Eine Differenzierung bei den angedrohten Strafen erscheint nicht notwendig. Die Unterstützung und Werbung für eine kriminelle Vereinigung stehen als gleichartige Alternativen auf einer Ebene. Das Rechtsgut der öffentliche Sicherheit und staatlichen Ordnung wird in allen Alternativen verletzt.

Die Absenkung der Strafrahmen setzt zudem ein falsches Signal. Wir möchten die Täter mit diesem Gesetz nicht begünstigen. Ziel dieses Gesetzentwurfs ist eine effektivere Strafverfolgung von kriminellen Vereinigungen.

Diesem Ziel wird auch bei der Einschränkung der Straftaten, auf welche die kriminelle Vereinigung gerichtet ist, widersprochen.
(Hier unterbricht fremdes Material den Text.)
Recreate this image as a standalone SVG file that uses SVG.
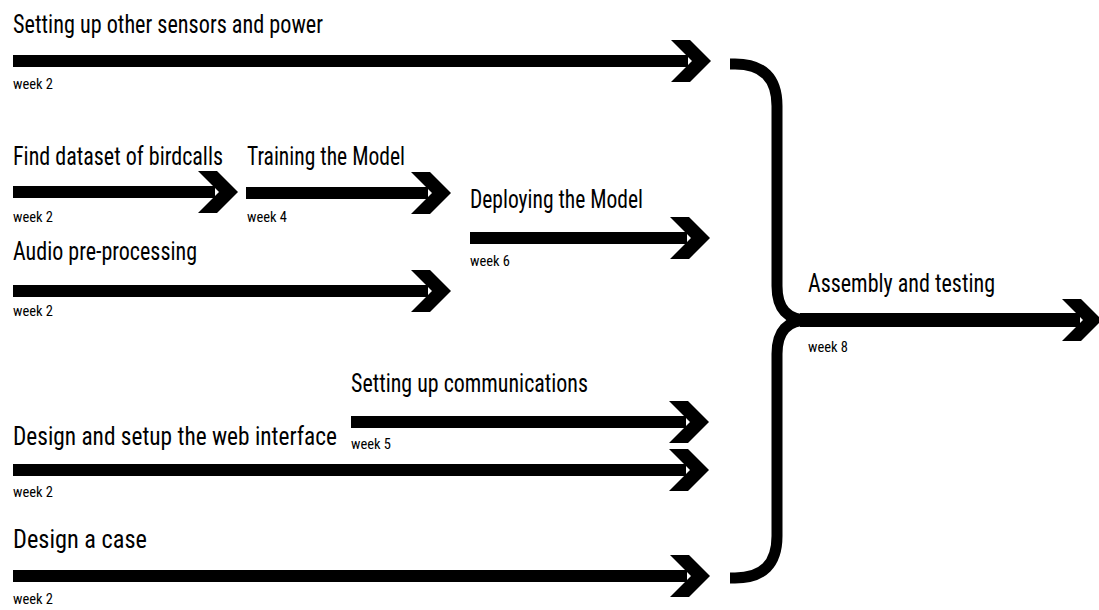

Als Bezugstaten sollen nach dem Gesetzentwurf nur noch Straftaten erfasst werden, die im Höchstmaß mindestens mit Freiheitsstrafe von zwei Jahren bedroht sind. Im Umkehrschluss sind Straftaten mit geringerer Strafdrohung wie die Bedrohung nicht erfasst. Kriminelle Vereinigungen, die ein Klima von systematischer Einschüchterung und Bedrohung schaffen, sind von der Strafbarkeit ausgeschlossen. Diese Strafbarkeitslücke sollte in dieser Gestalt nicht hingenommen werden.

Diese aufgeworfenen Punkte bedürfen im Ausschuss und in der Sachverständigenanhörung nochmals einer eingehenden Diskussion. Ich wünsche uns gute Beratungen.